In Japan, one of the biggest fears for investors is the possibility of rate cuts by the Federal Reserve, which could start narrowing the gap with Japan’s rock-bottom rates. Japanese overnight lending rates are 0.5 percent, compared with 5.25 percent in the United States.
If the gap shrinks, it could slow or halt the so-called yen carry trade, in which investors borrow hundreds of billions of dollars’ worth of yen to invest in stock markets around the world in search of higher returns.
If this flow of money stops, or reverses, it could prompt larger sell-offs on Wall Street and drive the yen even higher, hurting Japanese exporters even more, analysts said.
“Bernanke holds the trigger,” said Kiichi Fujita, a strategist in Tokyo for Nomura Securities, referring to the Fed’s chairman, Ben S. Bernanke. “If he cuts interest rates in America, the worry is that the yen carry trade will unwind.”

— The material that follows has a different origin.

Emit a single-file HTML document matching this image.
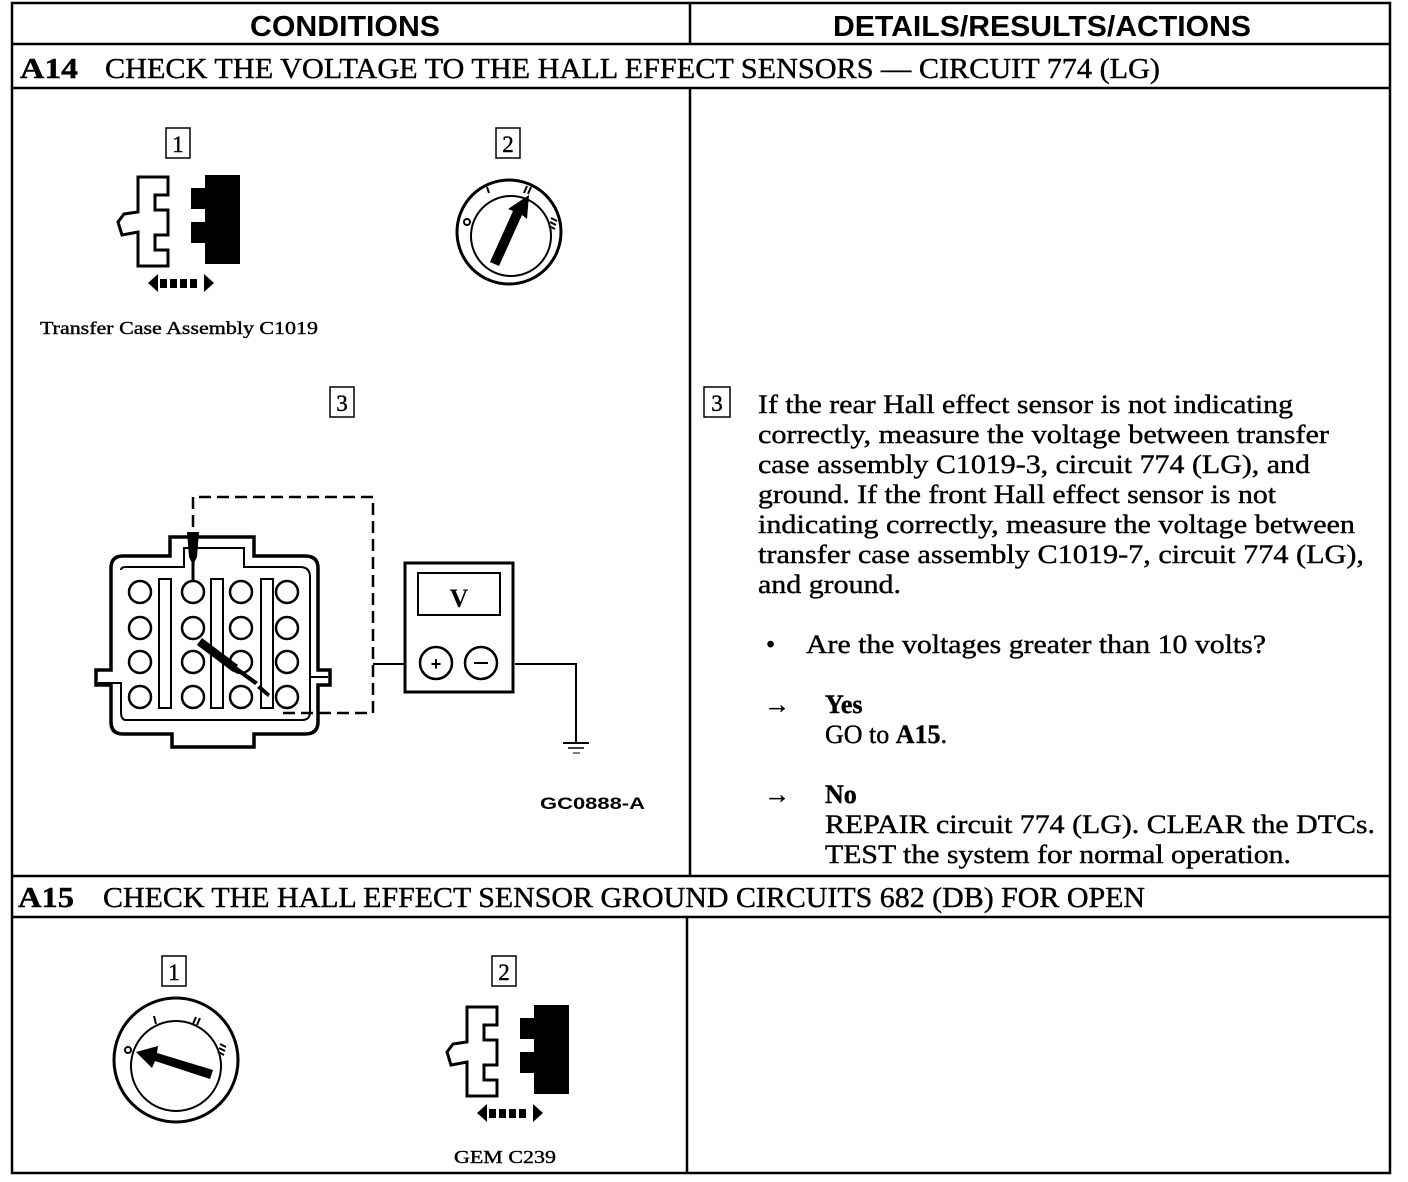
<!DOCTYPE html>
<html><head><meta charset="utf-8"><style>
html,body{margin:0;padding:0;background:#fff;}
svg{display:block;}
.s{font-family:"Liberation Serif",serif;fill:#000;stroke:#000;stroke-width:0.4;}
.h{font-family:"Liberation Sans",sans-serif;font-weight:bold;fill:#000;}
</style></head><body>
<svg width="1408" height="1182" viewBox="0 0 1408 1182" xmlns="http://www.w3.org/2000/svg">
<g stroke="#000" fill="none" stroke-width="2.5">
<rect x="12" y="3" width="1378" height="1170"/>
<line x1="12" y1="44" x2="1390" y2="44"/>
<line x1="12" y1="88" x2="1390" y2="88"/>
<line x1="12" y1="876" x2="1390" y2="876"/>
<line x1="12" y1="917" x2="1390" y2="917"/>
<line x1="690" y1="3" x2="690" y2="44"/>
<line x1="690" y1="88" x2="690" y2="876"/>
<line x1="687" y1="917" x2="687" y2="1173"/>
</g>
<text class="h" x="345" y="36" font-size="29" text-anchor="middle" textLength="190" lengthAdjust="spacingAndGlyphs">CONDITIONS</text>
<text class="h" x="1042" y="36" font-size="29" text-anchor="middle" textLength="418" lengthAdjust="spacingAndGlyphs">DETAILS/RESULTS/ACTIONS</text>
<text class="s" x="20" y="78" font-size="28" font-weight="bold" textLength="58" lengthAdjust="spacingAndGlyphs">A14</text>
<text class="s" x="105" y="78" font-size="28" textLength="1055" lengthAdjust="spacingAndGlyphs">CHECK THE VOLTAGE TO THE HALL EFFECT SENSORS — CIRCUIT 774 (LG)</text>
<text class="s" x="18" y="907" font-size="28" font-weight="bold" textLength="56" lengthAdjust="spacingAndGlyphs">A15</text>
<text class="s" x="103" y="907" font-size="28" textLength="1042" lengthAdjust="spacingAndGlyphs">CHECK THE HALL EFFECT SENSOR GROUND CIRCUITS 682 (DB) FOR OPEN</text>

<g stroke="#000" fill="none" stroke-width="1.5">
<rect x="166" y="128" width="24" height="30"/>
<rect x="496" y="128" width="24" height="30"/>
<rect x="330" y="387" width="24" height="30"/>
<rect x="704" y="387" width="26" height="30"/>
<rect x="162" y="956" width="24" height="30"/>
<rect x="492" y="956" width="24" height="30"/>
</g>
<g class="s" font-size="23" text-anchor="middle">
<text x="178" y="152">1</text><text x="508" y="152">2</text><text x="342" y="411">3</text><text x="717" y="411">3</text>
<text x="174" y="980">1</text><text x="504" y="980">2</text>
</g>

<g id="conn">
<path d="M138 177 H168 V195 H155 V210 H168 V235 H155 V250 H168 V266 H138 V232 L122 235 L118 222 L124 214 L138 212 Z" fill="#fff" stroke="#000" stroke-width="3"/>
<path d="M205 175 H240 V264 H205 V243 H191 V222 H205 V209 H191 V188 H205 Z" fill="#000"/>
<path d="M148 283 L158 274 V292 Z M214 283 L204 274 V292 Z" fill="#000"/>
<g fill="#000"><rect x="160" y="279" width="7" height="9"/><rect x="170" y="279" width="7" height="9"/><rect x="180" y="279" width="7" height="9"/><rect x="190" y="279" width="7" height="9"/></g>
</g>
<text class="s" x="40" y="334" font-size="18" textLength="278" lengthAdjust="spacingAndGlyphs">Transfer Case Assembly C1019</text>

<g stroke="#000" fill="none">
<circle cx="509" cy="232" r="52" stroke-width="3"/>
<circle cx="511" cy="236" r="40" stroke-width="2"/>
<line x1="487" y1="187" x2="489" y2="193" stroke-width="2"/>
<line x1="527" y1="186" x2="524" y2="193" stroke-width="2"/>
<line x1="531" y1="187" x2="528" y2="194" stroke-width="2"/>
<circle cx="467" cy="222" r="3" stroke-width="2"/>
<line x1="551" y1="218" x2="557" y2="221" stroke-width="2"/>
<line x1="550" y1="222" x2="556" y2="225" stroke-width="2"/>
<line x1="549" y1="226" x2="555" y2="229" stroke-width="2"/>
</g>
<path d="M490 262 L513 211 L508 209 L529 195 L527 219 L522 215 L499 266 Z" fill="#000"/>

<g stroke="#000" fill="none">
<circle cx="176" cy="1060" r="62" stroke-width="3"/>
<circle cx="176" cy="1066" r="45" stroke-width="2"/>
<line x1="154" y1="1016" x2="156" y2="1024" stroke-width="2"/>
<line x1="196" y1="1017" x2="193" y2="1024" stroke-width="2"/>
<line x1="200" y1="1018" x2="197" y2="1025" stroke-width="2"/>
<circle cx="128" cy="1050" r="3" stroke-width="2"/>
<line x1="220" y1="1044" x2="226" y2="1047" stroke-width="2"/>
<line x1="219" y1="1048" x2="225" y2="1051" stroke-width="2"/>
<line x1="218" y1="1052" x2="224" y2="1055" stroke-width="2"/>
</g>
<path d="M136 1052 L158 1046 L157 1053 L213 1070 L210 1079 L155 1061 L152 1068 Z" fill="#000"/>

<use href="#conn" transform="translate(329,830)"/>
<text class="s" x="454" y="1163" font-size="18" textLength="102" lengthAdjust="spacingAndGlyphs">GEM C239</text>

<g stroke="#000" fill="none">
<path d="M170 537 V556 H123 Q111 556 111 568 V670 H96 V685 H111 V722 Q111 734 123 734 H172 V747 H254 V734 H305 Q318 734 318 722 V685 H330 V670 H318 V568 Q318 556 305 556 H254 V537 Z" stroke-width="3.5"/>
<path d="M121 570 Q121 567 126 567 H184 V548 H244 V567 H300 Q310 567 310 577 V677 H328 M310 677 V712 Q310 720 302 720 H126 Q121 720 121 712 V683 H98" stroke-width="2"/>
<rect x="159" y="579" width="12" height="129" stroke-width="2"/>
<rect x="211" y="579" width="12" height="129" stroke-width="2"/>
<rect x="261" y="579" width="12" height="129" stroke-width="2"/>
<g stroke-width="2.5">
<circle cx="140" cy="592" r="11"/><circle cx="140" cy="628" r="11"/><circle cx="140" cy="662" r="11"/><circle cx="140" cy="697" r="11"/>
<circle cx="193" cy="592" r="11"/><circle cx="193" cy="628" r="11"/><circle cx="193" cy="662" r="11"/><circle cx="193" cy="697" r="11"/>
<circle cx="241" cy="592" r="11"/><circle cx="241" cy="628" r="11"/><circle cx="241" cy="662" r="11"/><circle cx="241" cy="697" r="11"/>
<circle cx="287" cy="592" r="11"/><circle cx="287" cy="628" r="11"/><circle cx="287" cy="662" r="11"/><circle cx="287" cy="697" r="11"/>
</g>
<path d="M193 580 V560" stroke-width="3"/>
<path d="M193 545 V497 H373 V713 H283" stroke-width="2.5" stroke-dasharray="12,6"/>
<path d="M373 664 H405 M515 664 H576 V742" stroke-width="2"/>
<line x1="563" y1="743" x2="589" y2="743" stroke-width="2"/>
<line x1="568" y1="748" x2="584" y2="748" stroke-width="1.5"/>
<line x1="573" y1="753" x2="580" y2="753" stroke-width="1"/>
<rect x="405" y="563" width="108" height="129" stroke-width="3"/>
<rect x="418" y="573" width="82" height="42" stroke-width="2"/>
<circle cx="436" cy="663" r="16" stroke-width="2.5"/>
<circle cx="481" cy="663" r="16" stroke-width="2.5"/>
</g>
<path d="M187 532 H199 L197 557 L193 565 L189 557 Z" fill="#000"/>
<path d="M202 638 L238 665 L233 672 L197 645 Z M236 666 L258 682 L255 685 L233 669 Z M260 685 L270 694 L268 697 L257 688 Z" fill="#000"/>
<text x="459" y="607" font-size="26" text-anchor="middle" font-weight="bold" style="font-family:'Liberation Serif',serif">V</text>
<text class="h" x="436" y="670" font-size="18" text-anchor="middle">+</text>
<line x1="474" y1="663" x2="488" y2="663" stroke="#000" stroke-width="2"/>
<text class="h" x="540" y="809" font-size="17" textLength="105" lengthAdjust="spacingAndGlyphs">GC0888-A</text>

<g class="s" font-size="26">
<text x="758" y="413" textLength="535" lengthAdjust="spacingAndGlyphs">If the rear Hall effect sensor is not indicating</text>
<text x="758" y="443" textLength="571" lengthAdjust="spacingAndGlyphs">correctly, measure the voltage between transfer</text>
<text x="758" y="473" textLength="552" lengthAdjust="spacingAndGlyphs">case assembly C1019-3, circuit 774 (LG), and</text>
<text x="758" y="503" textLength="518" lengthAdjust="spacingAndGlyphs">ground. If the front Hall effect sensor is not</text>
<text x="758" y="533" textLength="597" lengthAdjust="spacingAndGlyphs">indicating correctly, measure the voltage between</text>
<text x="758" y="563" textLength="606" lengthAdjust="spacingAndGlyphs">transfer  case assembly C1019-7, circuit 774 (LG),</text>
<text x="758" y="593" textLength="143" lengthAdjust="spacingAndGlyphs">and ground.</text>
<text x="766" y="653">•</text>
<text x="806" y="653" textLength="460" lengthAdjust="spacingAndGlyphs">Are the voltages greater than 10 volts?</text>
<text x="764" y="713">→</text>
<text x="825" y="713" font-weight="bold">Yes</text>
<text x="825" y="743">GO to <tspan font-weight="bold">A15</tspan>.</text>
<text x="764" y="803">→</text>
<text x="825" y="803" font-weight="bold">No</text>
<text x="825" y="833" textLength="550" lengthAdjust="spacingAndGlyphs">REPAIR circuit 774 (LG). CLEAR the DTCs.</text>
<text x="825" y="863" textLength="466" lengthAdjust="spacingAndGlyphs">TEST the system for normal operation.</text>
</g>
</svg>
</body></html>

Back in China, though, state-controlled newspapers put on a positive spin Wednesday, reporting that more than 188,000 stock market accounts were opened. In the English-language Shanghai Daily, news of the stock slide was placed, perhaps somewhat deliberately, on Page 2.
After shares collapsed in 1996, the government put in circuit breakers that restricted the market from falling more than 10 percent in a single session. Worried about a stock market bubble, government officials recently warned investors about “blind optimism” in the stock market.
“The government doesn’t want to see this go up or down too quickly,” said Frank M. Song, director of the Center for China Financial Research at the University of Hong Kong. “Their goal is to try to maintain stable growth.”
Stability seemed to rule again Wednesday at the Liaoning Securities brokerage house, where retirees lounged around, their feet up on the tables, watching the market go up.
Ji Manli, watching a computer screen, said she had done “pretty well.” Her return was 300 percent.
“But I still think I didn’t do well enough,” said Ms. Ji, 67, a retired electrical engineer. “When some stocks hit their highs, I sold them. Other people did much better.”